Can you output the material exactly as written, minus any pictures it holds?

━━━ AVAILABLE DATA ━━━

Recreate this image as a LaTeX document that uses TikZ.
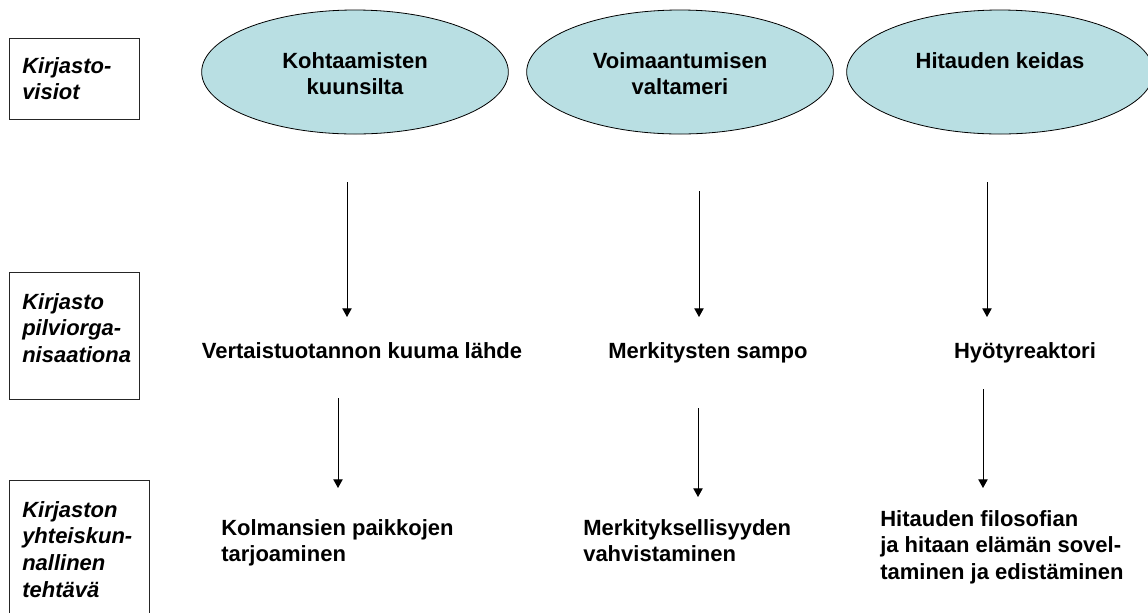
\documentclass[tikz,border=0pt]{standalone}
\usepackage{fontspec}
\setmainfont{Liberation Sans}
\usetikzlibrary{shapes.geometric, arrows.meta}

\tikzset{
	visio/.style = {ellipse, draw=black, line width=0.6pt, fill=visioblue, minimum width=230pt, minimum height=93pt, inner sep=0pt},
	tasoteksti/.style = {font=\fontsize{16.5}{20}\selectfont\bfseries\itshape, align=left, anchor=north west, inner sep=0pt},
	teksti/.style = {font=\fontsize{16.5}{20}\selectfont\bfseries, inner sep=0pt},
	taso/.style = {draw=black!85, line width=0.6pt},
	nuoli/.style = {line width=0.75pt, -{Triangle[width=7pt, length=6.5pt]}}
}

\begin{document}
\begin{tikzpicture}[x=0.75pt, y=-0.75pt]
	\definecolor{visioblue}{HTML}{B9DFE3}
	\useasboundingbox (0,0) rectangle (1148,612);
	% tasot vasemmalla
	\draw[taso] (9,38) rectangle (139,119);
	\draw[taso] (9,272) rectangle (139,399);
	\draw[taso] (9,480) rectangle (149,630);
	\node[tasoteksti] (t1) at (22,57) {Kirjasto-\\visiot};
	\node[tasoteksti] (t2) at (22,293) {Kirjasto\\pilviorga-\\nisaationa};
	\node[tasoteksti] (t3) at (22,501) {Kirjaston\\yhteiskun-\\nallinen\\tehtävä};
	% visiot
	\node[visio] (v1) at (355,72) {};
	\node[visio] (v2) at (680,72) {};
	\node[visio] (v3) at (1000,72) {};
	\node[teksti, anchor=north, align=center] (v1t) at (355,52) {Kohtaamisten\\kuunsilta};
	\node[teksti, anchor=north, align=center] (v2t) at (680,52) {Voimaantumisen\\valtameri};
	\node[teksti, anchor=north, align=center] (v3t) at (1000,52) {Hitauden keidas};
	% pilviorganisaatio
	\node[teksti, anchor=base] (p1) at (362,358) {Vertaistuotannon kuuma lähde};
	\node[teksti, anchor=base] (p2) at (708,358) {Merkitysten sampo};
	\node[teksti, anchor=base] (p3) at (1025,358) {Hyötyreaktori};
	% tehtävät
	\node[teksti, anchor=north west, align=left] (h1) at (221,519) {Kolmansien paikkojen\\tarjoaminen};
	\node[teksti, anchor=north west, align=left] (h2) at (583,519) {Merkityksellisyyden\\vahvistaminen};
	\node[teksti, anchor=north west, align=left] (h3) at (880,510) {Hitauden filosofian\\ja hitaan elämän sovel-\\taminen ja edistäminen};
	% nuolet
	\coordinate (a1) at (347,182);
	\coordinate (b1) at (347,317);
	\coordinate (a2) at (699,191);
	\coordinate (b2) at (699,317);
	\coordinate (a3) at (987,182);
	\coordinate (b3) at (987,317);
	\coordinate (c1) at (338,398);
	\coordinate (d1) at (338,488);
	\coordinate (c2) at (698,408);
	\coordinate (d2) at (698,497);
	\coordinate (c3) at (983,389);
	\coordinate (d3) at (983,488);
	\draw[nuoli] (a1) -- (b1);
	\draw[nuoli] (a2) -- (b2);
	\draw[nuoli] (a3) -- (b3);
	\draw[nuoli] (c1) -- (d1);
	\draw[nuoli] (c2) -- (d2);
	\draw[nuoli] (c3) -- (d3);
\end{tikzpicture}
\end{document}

━━━

COMPLETED TASK —
Recreate this image as a LaTeX document that uses TikZ.
\documentclass[tikz,border=0pt]{standalone}
\usepackage{fontspec}
\setmainfont{Liberation Sans}
\usetikzlibrary{shapes.geometric, arrows.meta}

\tikzset{
	visio/.style = {ellipse, draw=black, line width=0.6pt, fill=visioblue, minimum width=230pt, minimum height=93pt, inner sep=0pt},
	tasoteksti/.style = {font=\fontsize{16.5}{20}\selectfont\bfseries\itshape, align=left, anchor=north west, inner sep=0pt},
	teksti/.style = {font=\fontsize{16.5}{20}\selectfont\bfseries, inner sep=0pt},
	taso/.style = {draw=black!85, line width=0.6pt},
	nuoli/.style = {line width=0.75pt, -{Triangle[width=7pt, length=6.5pt]}}
}

\begin{document}
\begin{tikzpicture}[x=0.75pt, y=-0.75pt]
	\definecolor{visioblue}{HTML}{B9DFE3}
	\useasboundingbox (0,0) rectangle (1148,612);
	% tasot vasemmalla
	\draw[taso] (9,38) rectangle (139,119);
	\draw[taso] (9,272) rectangle (139,399);
	\draw[taso] (9,480) rectangle (149,630);
	\node[tasoteksti] (t1) at (22,57) {Kirjasto-\\visiot};
	\node[tasoteksti] (t2) at (22,293) {Kirjasto\\pilviorga-\\nisaationa};
	\node[tasoteksti] (t3) at (22,501) {Kirjaston\\yhteiskun-\\nallinen\\tehtävä};
	% visiot
	\node[visio] (v1) at (355,72) {};
	\node[visio] (v2) at (680,72) {};
	\node[visio] (v3) at (1000,72) {};
	\node[teksti, anchor=north, align=center] (v1t) at (355,52) {Kohtaamisten\\kuunsilta};
	\node[teksti, anchor=north, align=center] (v2t) at (680,52) {Voimaantumisen\\valtameri};
	\node[teksti, anchor=north, align=center] (v3t) at (1000,52) {Hitauden keidas};
	% pilviorganisaatio
	\node[teksti, anchor=base] (p1) at (362,358) {Vertaistuotannon kuuma lähde};
	\node[teksti, anchor=base] (p2) at (708,358) {Merkitysten sampo};
	\node[teksti, anchor=base] (p3) at (1025,358) {Hyötyreaktori};
	% tehtävät
	\node[teksti, anchor=north west, align=left] (h1) at (221,519) {Kolmansien paikkojen\\tarjoaminen};
	\node[teksti, anchor=north west, align=left] (h2) at (583,519) {Merkityksellisyyden\\vahvistaminen};
	\node[teksti, anchor=north west, align=left] (h3) at (880,510) {Hitauden filosofian\\ja hitaan elämän sovel-\\taminen ja edistäminen};
	% nuolet
	\coordinate (a1) at (347,182);
	\coordinate (b1) at (347,317);
	\coordinate (a2) at (699,191);
	\coordinate (b2) at (699,317);
	\coordinate (a3) at (987,182);
	\coordinate (b3) at (987,317);
	\coordinate (c1) at (338,398);
	\coordinate (d1) at (338,488);
	\coordinate (c2) at (698,408);
	\coordinate (d2) at (698,497);
	\coordinate (c3) at (983,389);
	\coordinate (d3) at (983,488);
	\draw[nuoli] (a1) -- (b1);
	\draw[nuoli] (a2) -- (b2);
	\draw[nuoli] (a3) -- (b3);
	\draw[nuoli] (c1) -- (d1);
	\draw[nuoli] (c2) -- (d2);
	\draw[nuoli] (c3) -- (d3);
\end{tikzpicture}
\end{document}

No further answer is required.